Au final, Parmi les vivants est une oeuvre hybride empruntant autant au roman noir qu’au thriller corporate façon John Le Carré, mais aussi au thriller psychologique, avec de belles touches d’humour, utilisées avec à propos. Charlotte Farison invente une étrange histoire, rocambolesque par bien des aspects, mais véritablement prenante, dans laquelle il faut prendre le temps de rentrer, s’immerger. Par le biais d’une écriture aiguisée comme un scalpel, la romancière y autopsie la psychologie et les rêves de deux êtres opposés et un peu paumés, hantés par un passé qui ne cesse de ressurgir et qui maintient sur eux une irrésistible force d’attraction, comme tous les souvenirs obsédants, qui nous semblent parfois plus réels que la réalité brute et austère.
« J’aime garder mon propre souvenir des choses.
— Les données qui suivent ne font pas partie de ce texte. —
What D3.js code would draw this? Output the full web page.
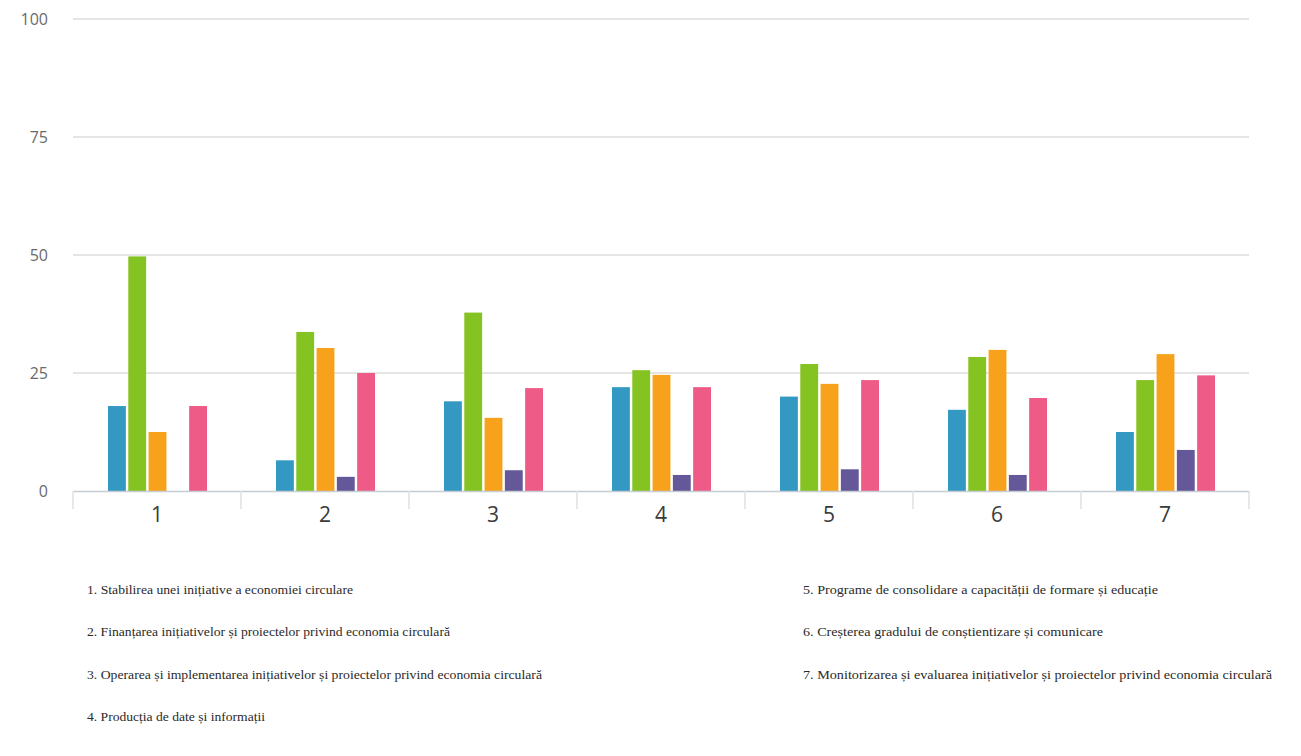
<!DOCTYPE html>
<html><head><meta charset="utf-8">
<script src="https://cdn.jsdelivr.net/npm/d3@7/dist/d3.min.js"></script>
<style>body{margin:0;background:#fff}svg{display:block}</style>
</head><body>
<svg id="c" width="1301" height="756"></svg>
<script>
const categories = ["1","2","3","4","5","6","7"];
const seriesNames = ["s1","s2","s3","s4","s5"];
const s1 = [18, 6.5, 19, 22, 20, 17.2, 12.5];
const s2 = [49.7, 33.7, 37.8, 25.6, 26.9, 28.4, 23.5];
const s3 = [12.5, 30.3, 15.5, 24.6, 22.7, 29.9, 29];
const s4 = [0, 3, 4.4, 3.4, 4.6, 3.4, 8.7];
const s5 = [18, 25, 21.8, 22, 23.5, 19.7, 24.5];
const yTicks = [0, 25, 50, 75, 100];
const legendLeft = [
  "1.  Stabilirea unei inițiative a economiei circulare",
  "2. Finanțarea inițiativelor și proiectelor privind economia circulară",
  "3. Operarea și implementarea inițiativelor și proiectelor privind economia circulară",
  "4. Producția de date și informații"
];
const legendRight = [
  "5. Programe de consolidare a capacității de formare și educație",
  "6. Creșterea gradului de conștientizare și comunicare",
  "7. Monitorizarea și evaluarea inițiativelor și proiectelor privind economia circulară"
];
const legendLeftW = [266, 363, 455, 178];
const legendRightW = [355, 300, 469];
const colors = ["#3399c3", "#85c322", "#f8a21c", "#655898", "#ee5b86"];
const allSeries = [s1, s2, s3, s4, s5];

const svg = d3.select("#c");
const x0 = d3.scaleBand().domain(categories).range([73, 1249]);
const x1 = d3.scaleBand().domain(seriesNames).range([35, 134]).paddingInner(0.12);
const y = d3.scaleLinear().domain([0, 100]).range([491, 19]);

// grid
svg.append("g").selectAll("line").data(yTicks.filter(d => d > 0)).join("line")
  .attr("x1", 73).attr("x2", 1249).attr("y1", d => y(d)).attr("y2", d => y(d))
  .attr("stroke", "#dcdcdc").attr("stroke-width", 1.5);

// y labels
svg.append("g").selectAll("text").data(yTicks).join("text")
  .attr("x", 48).attr("y", d => y(d)).attr("dy", "0.35em")
  .attr("text-anchor", "end").attr("font-family", "Open Sans, sans-serif")
  .attr("font-size", 16).attr("fill", "#6a6a6a").text(d => d);

// bars
const g = svg.append("g");
categories.forEach((c, i) => {
  allSeries.forEach((s, j) => {
    if (s[i] <= 0) return;
    g.append("rect")
      .attr("x", x0(c) + x1(seriesNames[j]))
      .attr("y", y(s[i]))
      .attr("width", x1.bandwidth())
      .attr("height", y(0) - y(s[i]))
      .attr("fill", colors[j]);
  });
});

// x axis
const xAxis = svg.append("g").attr("transform", `translate(0,${y(0)})`)
  .call(d3.axisBottom(x0).tickSize(0).tickPadding(16));
xAxis.select(".domain").attr("stroke", "#c5ccd4").attr("stroke-width", 1.5);
xAxis.selectAll("text").attr("font-family", "Open Sans, sans-serif").attr("font-size", 21).attr("fill", "#3a3a3a");
const boundaries = categories.map(c => x0(c)).concat([x0.range()[1]]);
svg.append("g").selectAll("line").data(boundaries).join("line")
  .attr("x1", d => d).attr("x2", d => d).attr("y1", y(0)).attr("y2", y(0) + 18)
  .attr("stroke", "#dde2e6").attr("stroke-width", 1.5);

// legend texts
const lg = svg.append("g").attr("font-family", "Liberation Serif, Times New Roman, serif")
  .attr("font-size", 11.5).attr("fill", "#2a2a2a");
lg.selectAll("text.l").data(legendLeft).join("text").attr("class", "l")
  .attr("x", 87).attr("y", (d, i) => 594 + i * 42.3)
  .attr("textLength", (d, i) => legendLeftW[i]).attr("lengthAdjust", "spacingAndGlyphs")
  .text(d => d);
lg.selectAll("text.r").data(legendRight).join("text").attr("class", "r")
  .attr("x", 803).attr("y", (d, i) => 594 + i * 42.3)
  .attr("textLength", (d, i) => legendRightW[i]).attr("lengthAdjust", "spacingAndGlyphs")
  .text(d => d);
</script>
</body></html>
Mon souvenir à moi n’est pas nécessairement ce qui est arrivé », déclarait face aux policiers le personnage incarné par Bill Pullman dans le film Lost Highway de David Lynch. De manière similaire — et même s’il n’est pas question, ici, de folie véritable — la réalité des événements vécus n’empêche pas Arturo de conserver un ressenti particulier, subjectif, de ce passé dont il veut à tout prix maintenir l’éclat dans son esprit. Parmi les vivants dépasse alors le simple récit noir à la sauce corporate, pour devenir une réflexion singulière autour de la mémoire et l’illusion. Brillant.
Parmi les vivants de Charlotte Farison, Super 8 Éditions, sortie le 2 mars 2017, 606 pages. 22€.